Irritable Bowel Sydrome (IBS) – are you getting the support you need?

Irritable Bowel Syndrome (IBS) can be a debilitating condition causing bloating, cramps, diarrhoea and constipation in pretty much any combination and level of severity. For some people symptoms can be manageable and may even resolve themselves, but for others it can be a chronic problem with more serious implications for long term dietary choices and eating patterns – not to mention the impact it can also have on socialising and relationships. The stress of this in itself can then trigger symptoms and sufferers can find themselves in a vicious cycle. In more extreme cases this can result in nutritional deficiencies and social isolation or depression


I’ve helped many IBS sufferers in my clinics and they consistently tell me several things about their experience:

  • that it was much easier than they thought to talk about their issues
  • that they didn’t realise how much their diet could be influencing their symptoms
  • that the changes weren’t extreme and were much easier to make than they had anticipated
  • and, that they wished they’d come to see me sooner.


So what exactly was stopping them coming sooner?  From my clinic experience I’ve seen a few common themes, all of which have an emotional basis:


Fear of not being taken seriously

It does happen to some people, and you will hear stories and read about people for whom this has been the case, but you shouldn’t assume that this will be the same for you so you should try first and hopefully you will be pleasantly surprised. If you do have a bad experience, don’t give up, but do try a different practitioner. If it’s your GP try to see another member of the practice or change clinics completely. If you are thinking of trying a complimentary therapy take time to check that they have suitable experience and qualifications. You can also ask around to see who has a reputation for an empathetic and open approach, and it’s always a good idea to call before you book so you can get a sense of what they are like and whether they are the right fit for you. Being heard is an important part of the healing process – so don’t settle for anything less.


Embarrassment discussing personal issues

It’s normal to get embarrassed talking about intimate body functions with a stranger, but remember healthcare professionals are trained to deal with this and most people who offer healthcare services do so because they genuinely care about your health and just want to support you.
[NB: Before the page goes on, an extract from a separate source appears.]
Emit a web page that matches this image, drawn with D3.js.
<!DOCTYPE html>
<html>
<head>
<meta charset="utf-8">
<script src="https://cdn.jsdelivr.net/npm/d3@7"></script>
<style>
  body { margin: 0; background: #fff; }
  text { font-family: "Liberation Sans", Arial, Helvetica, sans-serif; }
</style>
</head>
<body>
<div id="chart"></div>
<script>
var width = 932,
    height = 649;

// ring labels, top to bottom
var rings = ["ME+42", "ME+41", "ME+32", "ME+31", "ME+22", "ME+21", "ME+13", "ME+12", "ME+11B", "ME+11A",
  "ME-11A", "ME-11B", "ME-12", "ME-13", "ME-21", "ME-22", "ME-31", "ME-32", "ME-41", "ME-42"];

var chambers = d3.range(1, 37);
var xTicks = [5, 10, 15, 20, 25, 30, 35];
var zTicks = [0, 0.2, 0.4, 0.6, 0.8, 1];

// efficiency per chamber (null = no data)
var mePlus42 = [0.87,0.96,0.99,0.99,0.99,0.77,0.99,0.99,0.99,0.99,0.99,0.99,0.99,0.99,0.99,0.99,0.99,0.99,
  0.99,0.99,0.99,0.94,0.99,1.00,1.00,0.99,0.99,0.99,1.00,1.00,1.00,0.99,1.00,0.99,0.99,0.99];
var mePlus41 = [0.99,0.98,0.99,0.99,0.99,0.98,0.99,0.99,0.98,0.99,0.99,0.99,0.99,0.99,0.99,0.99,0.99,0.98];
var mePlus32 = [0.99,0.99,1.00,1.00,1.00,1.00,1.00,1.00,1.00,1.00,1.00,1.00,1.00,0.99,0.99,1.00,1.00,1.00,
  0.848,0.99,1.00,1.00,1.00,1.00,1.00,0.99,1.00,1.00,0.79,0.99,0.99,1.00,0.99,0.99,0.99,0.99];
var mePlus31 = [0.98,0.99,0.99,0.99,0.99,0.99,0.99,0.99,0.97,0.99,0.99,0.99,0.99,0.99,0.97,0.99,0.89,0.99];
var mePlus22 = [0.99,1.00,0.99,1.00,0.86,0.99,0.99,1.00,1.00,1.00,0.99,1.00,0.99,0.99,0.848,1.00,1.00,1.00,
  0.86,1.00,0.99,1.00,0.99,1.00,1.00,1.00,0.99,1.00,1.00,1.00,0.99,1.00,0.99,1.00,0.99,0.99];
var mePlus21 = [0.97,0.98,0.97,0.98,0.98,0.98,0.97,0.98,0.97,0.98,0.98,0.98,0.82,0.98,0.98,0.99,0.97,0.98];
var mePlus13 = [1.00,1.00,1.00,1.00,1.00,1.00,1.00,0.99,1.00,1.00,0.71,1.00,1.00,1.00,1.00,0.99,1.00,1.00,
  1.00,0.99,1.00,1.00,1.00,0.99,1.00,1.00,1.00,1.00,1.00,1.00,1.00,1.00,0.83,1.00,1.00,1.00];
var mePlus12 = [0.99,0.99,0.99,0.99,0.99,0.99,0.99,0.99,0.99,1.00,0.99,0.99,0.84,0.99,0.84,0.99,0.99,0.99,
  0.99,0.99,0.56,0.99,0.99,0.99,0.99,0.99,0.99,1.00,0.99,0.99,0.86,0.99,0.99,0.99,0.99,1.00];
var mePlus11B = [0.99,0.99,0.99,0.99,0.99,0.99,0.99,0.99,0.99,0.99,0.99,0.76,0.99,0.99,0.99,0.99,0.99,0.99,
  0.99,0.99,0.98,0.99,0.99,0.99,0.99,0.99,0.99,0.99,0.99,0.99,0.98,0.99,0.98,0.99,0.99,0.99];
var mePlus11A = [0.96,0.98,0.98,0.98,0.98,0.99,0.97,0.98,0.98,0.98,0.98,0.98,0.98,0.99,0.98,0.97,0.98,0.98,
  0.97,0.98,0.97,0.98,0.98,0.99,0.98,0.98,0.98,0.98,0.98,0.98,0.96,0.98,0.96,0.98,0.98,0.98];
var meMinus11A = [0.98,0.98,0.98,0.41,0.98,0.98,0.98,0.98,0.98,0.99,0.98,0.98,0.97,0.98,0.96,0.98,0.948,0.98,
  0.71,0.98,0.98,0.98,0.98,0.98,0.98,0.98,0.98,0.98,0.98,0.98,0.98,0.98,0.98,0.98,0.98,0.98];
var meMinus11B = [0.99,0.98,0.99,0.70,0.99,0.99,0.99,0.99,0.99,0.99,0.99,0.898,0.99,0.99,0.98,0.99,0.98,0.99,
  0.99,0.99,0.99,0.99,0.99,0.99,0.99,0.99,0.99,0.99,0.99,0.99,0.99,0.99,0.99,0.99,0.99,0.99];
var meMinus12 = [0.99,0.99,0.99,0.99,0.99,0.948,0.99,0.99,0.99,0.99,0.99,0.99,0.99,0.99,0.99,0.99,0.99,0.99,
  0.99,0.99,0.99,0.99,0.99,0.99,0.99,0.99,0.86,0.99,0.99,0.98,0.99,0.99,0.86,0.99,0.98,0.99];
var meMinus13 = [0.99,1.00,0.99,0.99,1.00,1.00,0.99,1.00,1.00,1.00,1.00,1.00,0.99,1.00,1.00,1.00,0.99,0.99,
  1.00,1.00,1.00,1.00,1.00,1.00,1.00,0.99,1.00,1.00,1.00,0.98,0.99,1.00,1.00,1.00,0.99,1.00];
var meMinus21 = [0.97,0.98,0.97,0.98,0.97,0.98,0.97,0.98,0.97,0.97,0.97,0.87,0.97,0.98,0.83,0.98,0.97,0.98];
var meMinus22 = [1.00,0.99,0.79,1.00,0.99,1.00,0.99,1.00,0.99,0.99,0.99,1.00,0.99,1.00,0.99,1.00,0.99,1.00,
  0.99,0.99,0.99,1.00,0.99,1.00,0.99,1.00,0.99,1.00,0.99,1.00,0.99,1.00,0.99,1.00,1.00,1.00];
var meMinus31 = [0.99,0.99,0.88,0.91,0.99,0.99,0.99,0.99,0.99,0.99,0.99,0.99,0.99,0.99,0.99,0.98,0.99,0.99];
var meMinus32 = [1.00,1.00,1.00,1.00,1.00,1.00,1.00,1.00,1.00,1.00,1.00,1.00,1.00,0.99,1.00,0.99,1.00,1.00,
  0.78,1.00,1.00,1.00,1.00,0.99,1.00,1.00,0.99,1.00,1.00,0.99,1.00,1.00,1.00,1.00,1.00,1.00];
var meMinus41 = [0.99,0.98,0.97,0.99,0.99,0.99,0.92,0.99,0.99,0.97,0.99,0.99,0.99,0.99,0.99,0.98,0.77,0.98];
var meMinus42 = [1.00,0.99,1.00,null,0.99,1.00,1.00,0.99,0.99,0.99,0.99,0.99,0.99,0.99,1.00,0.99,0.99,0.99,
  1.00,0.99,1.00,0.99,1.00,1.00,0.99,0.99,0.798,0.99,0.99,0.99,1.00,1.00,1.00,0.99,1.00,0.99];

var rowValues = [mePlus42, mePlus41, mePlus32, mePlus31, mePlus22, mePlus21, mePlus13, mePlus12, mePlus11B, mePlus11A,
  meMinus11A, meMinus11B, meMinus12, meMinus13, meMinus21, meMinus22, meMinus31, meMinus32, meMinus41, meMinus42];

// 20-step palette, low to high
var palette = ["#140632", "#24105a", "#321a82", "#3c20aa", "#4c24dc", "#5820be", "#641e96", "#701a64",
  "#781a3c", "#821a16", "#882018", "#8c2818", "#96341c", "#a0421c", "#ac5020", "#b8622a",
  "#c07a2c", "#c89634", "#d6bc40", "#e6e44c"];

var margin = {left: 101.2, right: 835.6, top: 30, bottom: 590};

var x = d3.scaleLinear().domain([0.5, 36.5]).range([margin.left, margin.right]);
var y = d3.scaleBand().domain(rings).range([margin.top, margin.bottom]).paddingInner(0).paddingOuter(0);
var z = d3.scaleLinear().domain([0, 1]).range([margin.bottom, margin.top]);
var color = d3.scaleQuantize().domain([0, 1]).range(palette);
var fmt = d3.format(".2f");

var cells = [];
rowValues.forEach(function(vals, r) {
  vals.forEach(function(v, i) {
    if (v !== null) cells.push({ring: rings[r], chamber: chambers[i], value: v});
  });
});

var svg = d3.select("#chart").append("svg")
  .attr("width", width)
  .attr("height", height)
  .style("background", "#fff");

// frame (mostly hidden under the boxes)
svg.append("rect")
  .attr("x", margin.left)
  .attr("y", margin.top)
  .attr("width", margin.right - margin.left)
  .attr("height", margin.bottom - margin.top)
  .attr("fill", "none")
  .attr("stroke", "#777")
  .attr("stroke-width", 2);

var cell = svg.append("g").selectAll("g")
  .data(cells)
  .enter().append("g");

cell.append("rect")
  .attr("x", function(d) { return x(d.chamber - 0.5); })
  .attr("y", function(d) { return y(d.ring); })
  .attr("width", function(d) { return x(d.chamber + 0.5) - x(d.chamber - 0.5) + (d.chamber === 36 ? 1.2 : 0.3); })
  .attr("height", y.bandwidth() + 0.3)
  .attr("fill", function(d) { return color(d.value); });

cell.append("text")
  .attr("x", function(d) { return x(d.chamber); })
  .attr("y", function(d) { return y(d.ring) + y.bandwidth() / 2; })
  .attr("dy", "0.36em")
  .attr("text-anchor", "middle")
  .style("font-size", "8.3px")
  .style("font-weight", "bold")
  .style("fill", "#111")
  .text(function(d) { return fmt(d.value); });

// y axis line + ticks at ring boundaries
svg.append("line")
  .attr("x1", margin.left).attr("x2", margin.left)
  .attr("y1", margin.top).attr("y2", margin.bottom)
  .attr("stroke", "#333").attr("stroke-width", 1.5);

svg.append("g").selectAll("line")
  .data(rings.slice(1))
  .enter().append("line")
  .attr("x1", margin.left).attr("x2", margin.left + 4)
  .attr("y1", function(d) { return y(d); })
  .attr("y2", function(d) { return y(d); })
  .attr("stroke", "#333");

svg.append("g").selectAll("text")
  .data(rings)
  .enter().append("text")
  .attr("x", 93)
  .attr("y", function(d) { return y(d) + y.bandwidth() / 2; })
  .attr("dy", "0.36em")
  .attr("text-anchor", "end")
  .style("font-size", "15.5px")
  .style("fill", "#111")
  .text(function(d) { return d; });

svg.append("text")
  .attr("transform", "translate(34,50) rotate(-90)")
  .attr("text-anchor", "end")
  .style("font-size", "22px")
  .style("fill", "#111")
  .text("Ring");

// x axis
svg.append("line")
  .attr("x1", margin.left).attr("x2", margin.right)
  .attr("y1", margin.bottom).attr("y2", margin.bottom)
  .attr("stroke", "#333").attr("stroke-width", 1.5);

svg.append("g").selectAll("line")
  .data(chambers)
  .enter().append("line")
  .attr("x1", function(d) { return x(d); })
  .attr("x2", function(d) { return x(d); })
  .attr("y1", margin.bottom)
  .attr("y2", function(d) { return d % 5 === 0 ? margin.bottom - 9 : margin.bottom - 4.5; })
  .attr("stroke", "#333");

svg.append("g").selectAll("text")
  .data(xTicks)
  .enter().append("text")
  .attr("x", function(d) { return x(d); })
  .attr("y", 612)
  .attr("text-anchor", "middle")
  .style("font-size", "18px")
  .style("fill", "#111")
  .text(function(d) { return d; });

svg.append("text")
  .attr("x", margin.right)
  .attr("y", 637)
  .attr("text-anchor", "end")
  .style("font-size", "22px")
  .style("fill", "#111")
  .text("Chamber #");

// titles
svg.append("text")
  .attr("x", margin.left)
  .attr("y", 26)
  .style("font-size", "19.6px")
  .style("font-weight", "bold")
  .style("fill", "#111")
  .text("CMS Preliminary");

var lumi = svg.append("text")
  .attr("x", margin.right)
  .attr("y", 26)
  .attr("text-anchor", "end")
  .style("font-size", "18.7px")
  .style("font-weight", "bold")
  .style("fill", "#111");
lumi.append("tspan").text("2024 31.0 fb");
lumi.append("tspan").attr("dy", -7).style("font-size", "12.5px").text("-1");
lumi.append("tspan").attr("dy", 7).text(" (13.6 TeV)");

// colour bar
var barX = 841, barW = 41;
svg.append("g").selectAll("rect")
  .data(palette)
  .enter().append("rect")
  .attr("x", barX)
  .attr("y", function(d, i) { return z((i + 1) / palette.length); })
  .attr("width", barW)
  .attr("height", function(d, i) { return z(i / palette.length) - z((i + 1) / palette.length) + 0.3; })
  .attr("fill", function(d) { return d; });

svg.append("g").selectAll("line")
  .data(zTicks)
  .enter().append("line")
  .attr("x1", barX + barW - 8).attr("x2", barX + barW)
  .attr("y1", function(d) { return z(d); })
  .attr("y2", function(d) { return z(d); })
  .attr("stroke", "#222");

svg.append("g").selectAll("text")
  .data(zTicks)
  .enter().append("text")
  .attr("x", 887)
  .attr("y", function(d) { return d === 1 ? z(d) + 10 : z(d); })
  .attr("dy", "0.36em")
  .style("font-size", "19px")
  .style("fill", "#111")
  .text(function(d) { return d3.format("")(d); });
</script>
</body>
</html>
A good practitioner will make it a priority to help you feel at ease so you feel comfortable opening up about tricky topics. I for one use visual aids for some symptom questions so my clients can indicate an issue on a chart rather than having to talk about it. Another simple trick is to write down the issues in advance and just hand them to the practitioner. We understand that it’s not easy for you, so we try to be as sensitive as possible.
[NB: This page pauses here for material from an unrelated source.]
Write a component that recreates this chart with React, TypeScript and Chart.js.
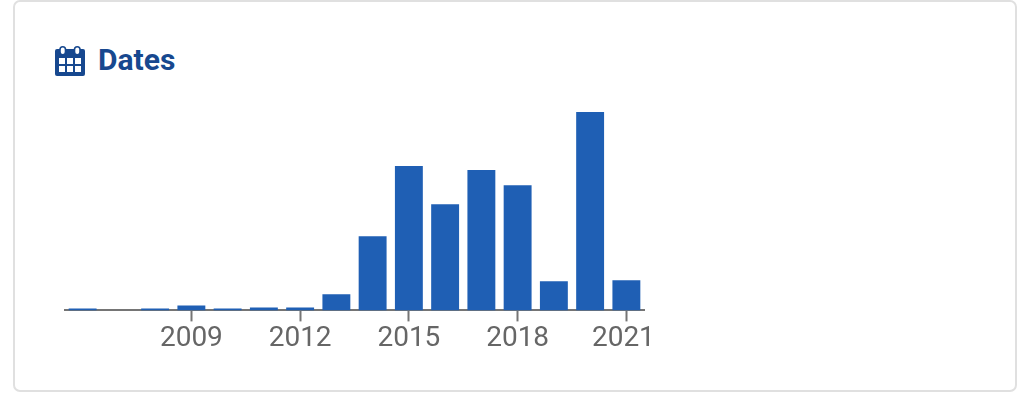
import React, { useEffect, useRef } from "react";
import { Chart, registerables } from "chart.js";

Chart.register(...registerables);

const years = ["2006","2007","2008","2009","2010","2011","2012","2013","2014","2015","2016","2017","2018","2019","2020","2021"];
const counts = [2, 0, 2, 5, 2, 3, 3, 16, 74, 144, 106, 140, 125, 29, 198, 30];
const labelledYears = ["2009", "2012", "2015", "2018", "2021"];

const BAR = "#1f5fb4";
const AXIS = "#757575";
const LABEL = "#666666";
const TITLE = "#17488f";

const nudgeLastLabel = {
  id: "nudgeLastLabel",
  beforeDraw(chart: any) {
    const items = chart.scales.x.getLabelItems();
    for (const item of items) {
      if (item.label === "2021") {
        const t = item.options.translation;
        item.options.translation = [t[0] - 3, t[1]];
      }
    }
  },
};

function CalendarIcon() {
  const cells: React.ReactElement[] = [];
  for (let r = 0; r < 2; r++) {
    for (let c = 0; c < 3; c++) {
      cells.push(<rect key={r + "-" + c} x={4 + c * 8} y={12 + r * 8} width={6} height={6} fill="#fff" />);
    }
  }
  return (
    <svg width={30} height={30} viewBox="0 0 30 30" style={{ position: "absolute", left: 55, top: 46 }}>
      <rect x={0} y={3} width={30} height={27} rx={2} fill={TITLE} />
      <rect x={5} y={0.8} width={5.5} height={8} rx={2.7} fill="#fff" stroke={TITLE} strokeWidth={1.6} />
      <rect x={19.5} y={0.8} width={5.5} height={8} rx={2.7} fill="#fff" stroke={TITLE} strokeWidth={1.6} />
      {cells}
    </svg>
  );
}

export default function App() {
  const ref = useRef<HTMLCanvasElement | null>(null);

  useEffect(() => {
    if (!ref.current) return;
    const chart = new Chart(ref.current, {
      type: "bar",
      plugins: [nudgeLastLabel],
      data: {
        labels: years,
        datasets: [{ data: counts, backgroundColor: BAR, barPercentage: 0.77, categoryPercentage: 1 }],
      },
      options: {
        animation: false,
        responsive: false,
        maintainAspectRatio: false,
        layout: { padding: { left: 64.5, right: 55.5, top: 11, bottom: 0 } },
        plugins: { legend: { display: false }, tooltip: { enabled: false }, title: { display: false } },
        scales: {
          y: { display: false, min: 0, max: 198 },
          x: {
            offset: true,
            border: { display: true, color: AXIS, width: 2 },
            grid: {
              offset: false,
              drawOnChartArea: false,
              drawTicks: true,
              tickLength: 11,
              tickWidth: 2,
              tickColor: (ctx: any) =>
                labelledYears.includes(years[ctx.index]) ? AXIS : "rgba(0,0,0,0)",
            },
            ticks: {
              autoSkip: false,
              maxRotation: 0,
              minRotation: 0,
              padding: 1,
              color: LABEL,
              font: { family: "Roboto", size: 28, weight: "normal" },
              callback: (_v: any, i: number) => (labelledYears.includes(years[i]) ? years[i] : ""),
            },
          },
        },
      },
    } as any);
    return () => chart.destroy();
  }, []);

  return (
    <div style={{ position: "absolute", left: 0, top: 0, width: 1019, height: 402, background: "#fff", overflow: "hidden" }}>
      <div
        style={{
          position: "absolute",
          left: 13,
          top: 0,
          width: 1004,
          height: 392,
          boxSizing: "border-box",
          border: "2px solid #e0e0e0",
          borderRadius: 7,
        }}
      />
      <CalendarIcon />
      <div
        style={{
          position: "absolute",
          left: 98,
          top: 42,
          fontFamily: "Roboto",
          fontWeight: 700,
          fontSize: 30,
          lineHeight: "36px",
          color: TITLE,
        }}
      >
        Dates
      </div>
      <canvas ref={ref} width={700} height={256} style={{ position: "absolute", left: 0, top: 101, width: 700, height: 256 }} />
    </div>
  );
}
Guilt that you are somehow responsible for your condition

Many of my IBS clients are harbouring guilt when they first come into clinic and I think this partly stems from a lot of them being told IBS is due to stress. When someone tells us our issue is stress related what we really hear as ‘it’s all in your head’ or ‘you are making this up’ or ‘this is your own fault’. This can be very distressing and unhelpful and clearly won’t help you feel better about your situation. Certainly stress can be a key factor, but more often it is the effect of IBS, rather than the cause. Also, it’s important to remember that there is a biochemical basis to stress and that means right nutrition can actually help you lower your stress levels to a certain extent. In my experience there are multiple reasons why the gut is struggling and stress is usually just the last straw to break the camel’s back. Your practitioner should be take time to explain what factors could be at play in your case and how best you might move forward.


Denial that you need help

For some people the issues will just resolve themselves, but for many they do not. If you have been struggling for a while or have been trying to self-manage the condition to no avail then it’s probably time to get expert help. There a lots of other conditions that might give you similar symptoms (for example lactose intolerance, inflammatory bowel disease, Coeliac disease, stomach bugs, etc.), so if you haven’t already done so start with your GP to verify that what you have is actually IBS.


As an evidence-based approach nutritional therapy offers an ideal adjunct to any conventional medical treatment with the benefit that any diet and lifestyle advice is specifically tailored to you and your unique set of circumstances. Using information about your diet, lifestyle and health history an experienced nutritional therapist can start to unravel the factors that might be contributing to your issues and support you with a programme on how to address them to break the cycle.


And the sooner you start the process, the quicker you could start to get advice and support to get you on the right track.